*REQUIRED TASK*:
Without the pictures, return exactly the lines from the one with "Reproduce this chart" through the one with "peak_xy = [(0.00927, 24.9), (0.0081, 27.0), (0.01263, 53.9)]". Both end lines belong in the copy.

:: RECORDS SUPPLIED ::

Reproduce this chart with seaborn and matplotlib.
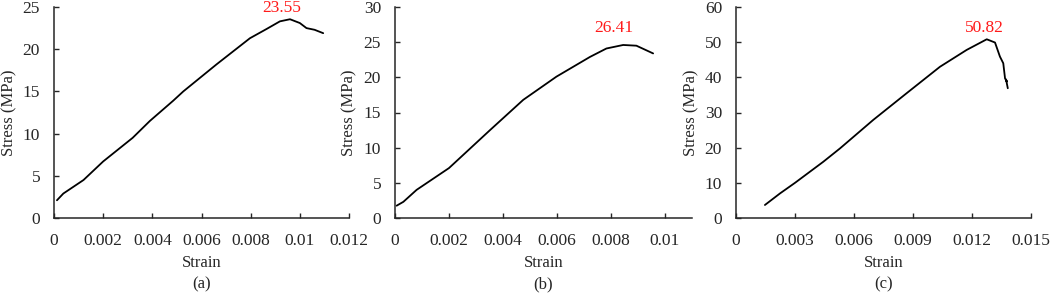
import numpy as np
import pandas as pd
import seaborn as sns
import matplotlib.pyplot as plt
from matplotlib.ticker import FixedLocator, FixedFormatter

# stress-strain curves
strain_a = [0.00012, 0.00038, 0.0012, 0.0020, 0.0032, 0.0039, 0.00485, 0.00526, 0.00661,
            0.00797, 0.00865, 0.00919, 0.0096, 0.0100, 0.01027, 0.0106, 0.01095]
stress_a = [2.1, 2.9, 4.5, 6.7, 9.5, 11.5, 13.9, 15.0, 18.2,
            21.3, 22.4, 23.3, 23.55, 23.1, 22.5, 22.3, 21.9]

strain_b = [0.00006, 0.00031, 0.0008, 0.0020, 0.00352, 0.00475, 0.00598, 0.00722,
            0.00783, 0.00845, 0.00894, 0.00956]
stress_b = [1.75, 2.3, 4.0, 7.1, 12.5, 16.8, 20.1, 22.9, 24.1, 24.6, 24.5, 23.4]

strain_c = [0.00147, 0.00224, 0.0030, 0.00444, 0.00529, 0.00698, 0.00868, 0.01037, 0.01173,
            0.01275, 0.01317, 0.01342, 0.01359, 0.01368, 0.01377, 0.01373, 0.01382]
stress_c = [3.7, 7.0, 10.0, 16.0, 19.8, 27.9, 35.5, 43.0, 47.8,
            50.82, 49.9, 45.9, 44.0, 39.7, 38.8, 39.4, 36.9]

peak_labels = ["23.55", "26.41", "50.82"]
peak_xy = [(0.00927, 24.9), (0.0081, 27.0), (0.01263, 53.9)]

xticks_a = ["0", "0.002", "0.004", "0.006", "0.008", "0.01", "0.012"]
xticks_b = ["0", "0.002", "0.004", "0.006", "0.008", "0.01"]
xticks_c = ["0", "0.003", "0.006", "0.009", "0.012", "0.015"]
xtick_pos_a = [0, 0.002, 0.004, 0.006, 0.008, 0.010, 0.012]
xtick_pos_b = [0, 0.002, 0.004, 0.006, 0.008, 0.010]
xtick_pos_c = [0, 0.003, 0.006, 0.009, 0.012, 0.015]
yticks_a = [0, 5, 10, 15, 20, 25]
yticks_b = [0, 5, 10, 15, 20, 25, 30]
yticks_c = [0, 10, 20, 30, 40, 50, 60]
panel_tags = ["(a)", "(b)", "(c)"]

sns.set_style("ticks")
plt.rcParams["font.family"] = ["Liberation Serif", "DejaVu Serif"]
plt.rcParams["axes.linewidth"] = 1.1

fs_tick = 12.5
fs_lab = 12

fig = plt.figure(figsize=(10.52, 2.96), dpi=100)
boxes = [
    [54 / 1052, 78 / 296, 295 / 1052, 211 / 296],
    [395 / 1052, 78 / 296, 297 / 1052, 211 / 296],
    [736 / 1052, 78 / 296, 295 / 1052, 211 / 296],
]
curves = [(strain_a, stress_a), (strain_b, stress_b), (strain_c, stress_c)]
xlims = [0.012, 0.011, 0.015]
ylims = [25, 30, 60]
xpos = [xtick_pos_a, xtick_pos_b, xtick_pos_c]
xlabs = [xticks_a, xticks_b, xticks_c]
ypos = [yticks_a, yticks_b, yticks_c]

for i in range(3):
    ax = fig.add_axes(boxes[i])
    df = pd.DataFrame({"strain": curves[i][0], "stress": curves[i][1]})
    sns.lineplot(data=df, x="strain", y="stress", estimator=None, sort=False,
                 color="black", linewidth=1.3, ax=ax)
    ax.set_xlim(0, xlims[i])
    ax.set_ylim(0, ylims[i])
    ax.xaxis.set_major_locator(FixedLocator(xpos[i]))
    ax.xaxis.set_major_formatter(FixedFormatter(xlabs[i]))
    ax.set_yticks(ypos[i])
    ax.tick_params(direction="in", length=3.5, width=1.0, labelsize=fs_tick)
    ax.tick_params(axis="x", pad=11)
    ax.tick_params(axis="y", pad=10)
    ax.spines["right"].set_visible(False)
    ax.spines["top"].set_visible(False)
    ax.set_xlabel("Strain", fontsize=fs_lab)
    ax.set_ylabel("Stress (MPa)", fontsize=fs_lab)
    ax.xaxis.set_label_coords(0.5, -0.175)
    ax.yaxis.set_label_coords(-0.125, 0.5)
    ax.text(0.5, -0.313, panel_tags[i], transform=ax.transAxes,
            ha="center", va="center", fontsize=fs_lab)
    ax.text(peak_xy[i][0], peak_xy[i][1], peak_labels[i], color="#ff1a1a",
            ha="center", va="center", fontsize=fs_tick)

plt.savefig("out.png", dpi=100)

:::
:: RECORDS SUPPLIED ::

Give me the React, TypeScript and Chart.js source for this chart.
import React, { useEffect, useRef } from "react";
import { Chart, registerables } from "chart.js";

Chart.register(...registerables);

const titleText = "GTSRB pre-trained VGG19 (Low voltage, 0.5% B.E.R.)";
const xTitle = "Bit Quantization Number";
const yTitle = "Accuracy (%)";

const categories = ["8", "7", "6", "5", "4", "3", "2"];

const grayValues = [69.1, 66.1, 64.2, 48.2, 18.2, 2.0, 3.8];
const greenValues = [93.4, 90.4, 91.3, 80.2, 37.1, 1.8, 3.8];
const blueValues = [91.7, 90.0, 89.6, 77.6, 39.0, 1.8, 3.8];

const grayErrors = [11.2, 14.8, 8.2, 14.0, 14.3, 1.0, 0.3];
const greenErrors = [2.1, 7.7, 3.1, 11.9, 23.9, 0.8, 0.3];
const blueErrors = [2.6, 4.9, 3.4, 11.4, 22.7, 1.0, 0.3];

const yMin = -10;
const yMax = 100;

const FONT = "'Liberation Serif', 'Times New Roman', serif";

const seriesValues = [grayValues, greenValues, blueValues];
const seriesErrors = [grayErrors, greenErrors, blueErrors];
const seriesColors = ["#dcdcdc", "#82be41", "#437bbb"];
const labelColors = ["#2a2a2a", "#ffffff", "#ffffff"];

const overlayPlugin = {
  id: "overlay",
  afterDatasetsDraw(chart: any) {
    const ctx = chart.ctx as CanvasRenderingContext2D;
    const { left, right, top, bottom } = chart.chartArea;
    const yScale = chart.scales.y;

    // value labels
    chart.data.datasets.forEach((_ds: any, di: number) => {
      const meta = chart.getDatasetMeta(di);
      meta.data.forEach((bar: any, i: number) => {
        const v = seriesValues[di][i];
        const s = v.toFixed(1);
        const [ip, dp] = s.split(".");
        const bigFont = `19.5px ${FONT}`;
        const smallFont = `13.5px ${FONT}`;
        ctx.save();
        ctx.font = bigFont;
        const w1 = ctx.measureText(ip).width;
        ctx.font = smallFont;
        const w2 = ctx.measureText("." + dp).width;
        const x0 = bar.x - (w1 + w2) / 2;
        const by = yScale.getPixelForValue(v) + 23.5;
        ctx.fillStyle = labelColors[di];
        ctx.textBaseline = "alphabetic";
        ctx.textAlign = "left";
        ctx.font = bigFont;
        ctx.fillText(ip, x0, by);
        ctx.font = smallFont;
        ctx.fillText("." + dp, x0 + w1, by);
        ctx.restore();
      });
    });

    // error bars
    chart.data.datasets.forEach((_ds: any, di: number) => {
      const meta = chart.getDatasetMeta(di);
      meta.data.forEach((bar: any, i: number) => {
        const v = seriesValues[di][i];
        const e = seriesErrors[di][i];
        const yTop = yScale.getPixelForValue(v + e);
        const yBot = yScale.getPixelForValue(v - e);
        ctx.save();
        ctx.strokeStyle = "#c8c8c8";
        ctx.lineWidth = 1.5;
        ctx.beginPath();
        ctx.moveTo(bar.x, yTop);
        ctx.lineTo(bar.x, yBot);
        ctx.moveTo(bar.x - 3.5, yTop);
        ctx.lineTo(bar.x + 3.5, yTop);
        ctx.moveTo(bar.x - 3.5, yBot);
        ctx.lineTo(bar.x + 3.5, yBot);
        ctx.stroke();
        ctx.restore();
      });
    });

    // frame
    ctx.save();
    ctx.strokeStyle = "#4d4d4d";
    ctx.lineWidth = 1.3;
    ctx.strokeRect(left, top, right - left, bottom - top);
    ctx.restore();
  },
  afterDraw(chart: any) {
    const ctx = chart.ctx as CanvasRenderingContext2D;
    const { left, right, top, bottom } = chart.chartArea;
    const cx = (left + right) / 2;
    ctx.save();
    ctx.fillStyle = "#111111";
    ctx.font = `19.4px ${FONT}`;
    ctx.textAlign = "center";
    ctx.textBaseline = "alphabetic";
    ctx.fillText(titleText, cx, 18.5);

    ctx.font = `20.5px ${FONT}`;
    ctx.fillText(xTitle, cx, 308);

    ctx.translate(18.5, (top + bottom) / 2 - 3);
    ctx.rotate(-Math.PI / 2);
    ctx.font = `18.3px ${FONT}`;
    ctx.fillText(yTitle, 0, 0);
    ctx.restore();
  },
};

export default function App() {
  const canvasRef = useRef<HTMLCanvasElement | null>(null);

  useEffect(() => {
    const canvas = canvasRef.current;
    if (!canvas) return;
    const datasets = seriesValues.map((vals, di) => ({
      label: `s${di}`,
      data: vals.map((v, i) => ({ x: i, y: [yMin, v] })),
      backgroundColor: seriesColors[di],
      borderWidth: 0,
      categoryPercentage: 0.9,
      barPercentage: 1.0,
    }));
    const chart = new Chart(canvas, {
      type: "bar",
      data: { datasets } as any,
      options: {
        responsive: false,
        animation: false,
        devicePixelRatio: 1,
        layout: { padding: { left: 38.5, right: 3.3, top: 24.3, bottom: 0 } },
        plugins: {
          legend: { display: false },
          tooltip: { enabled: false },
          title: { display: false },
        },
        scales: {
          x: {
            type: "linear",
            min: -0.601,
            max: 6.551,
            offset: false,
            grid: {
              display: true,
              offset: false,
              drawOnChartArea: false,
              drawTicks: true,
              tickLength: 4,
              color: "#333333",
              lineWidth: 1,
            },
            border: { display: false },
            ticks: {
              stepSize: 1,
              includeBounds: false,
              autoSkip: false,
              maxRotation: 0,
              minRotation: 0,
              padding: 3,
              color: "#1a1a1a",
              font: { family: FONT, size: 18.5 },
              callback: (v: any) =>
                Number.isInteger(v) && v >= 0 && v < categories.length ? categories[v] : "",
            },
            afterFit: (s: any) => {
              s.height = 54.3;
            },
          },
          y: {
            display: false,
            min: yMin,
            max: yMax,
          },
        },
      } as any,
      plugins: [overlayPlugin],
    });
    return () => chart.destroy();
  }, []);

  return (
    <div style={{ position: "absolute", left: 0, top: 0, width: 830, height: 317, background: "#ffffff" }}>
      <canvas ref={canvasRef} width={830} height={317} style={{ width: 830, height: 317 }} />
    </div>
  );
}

:::

*EXPECTED OUTPUT*:
Reproduce this chart with seaborn and matplotlib.
import numpy as np
import pandas as pd
import seaborn as sns
import matplotlib.pyplot as plt
from matplotlib.ticker import FixedLocator, FixedFormatter

# stress-strain curves
strain_a = [0.00012, 0.00038, 0.0012, 0.0020, 0.0032, 0.0039, 0.00485, 0.00526, 0.00661,
            0.00797, 0.00865, 0.00919, 0.0096, 0.0100, 0.01027, 0.0106, 0.01095]
stress_a = [2.1, 2.9, 4.5, 6.7, 9.5, 11.5, 13.9, 15.0, 18.2,
            21.3, 22.4, 23.3, 23.55, 23.1, 22.5, 22.3, 21.9]

strain_b = [0.00006, 0.00031, 0.0008, 0.0020, 0.00352, 0.00475, 0.00598, 0.00722,
            0.00783, 0.00845, 0.00894, 0.00956]
stress_b = [1.75, 2.3, 4.0, 7.1, 12.5, 16.8, 20.1, 22.9, 24.1, 24.6, 24.5, 23.4]

strain_c = [0.00147, 0.00224, 0.0030, 0.00444, 0.00529, 0.00698, 0.00868, 0.01037, 0.01173,
            0.01275, 0.01317, 0.01342, 0.01359, 0.01368, 0.01377, 0.01373, 0.01382]
stress_c = [3.7, 7.0, 10.0, 16.0, 19.8, 27.9, 35.5, 43.0, 47.8,
            50.82, 49.9, 45.9, 44.0, 39.7, 38.8, 39.4, 36.9]

peak_labels = ["23.55", "26.41", "50.82"]
peak_xy = [(0.00927, 24.9), (0.0081, 27.0), (0.01263, 53.9)]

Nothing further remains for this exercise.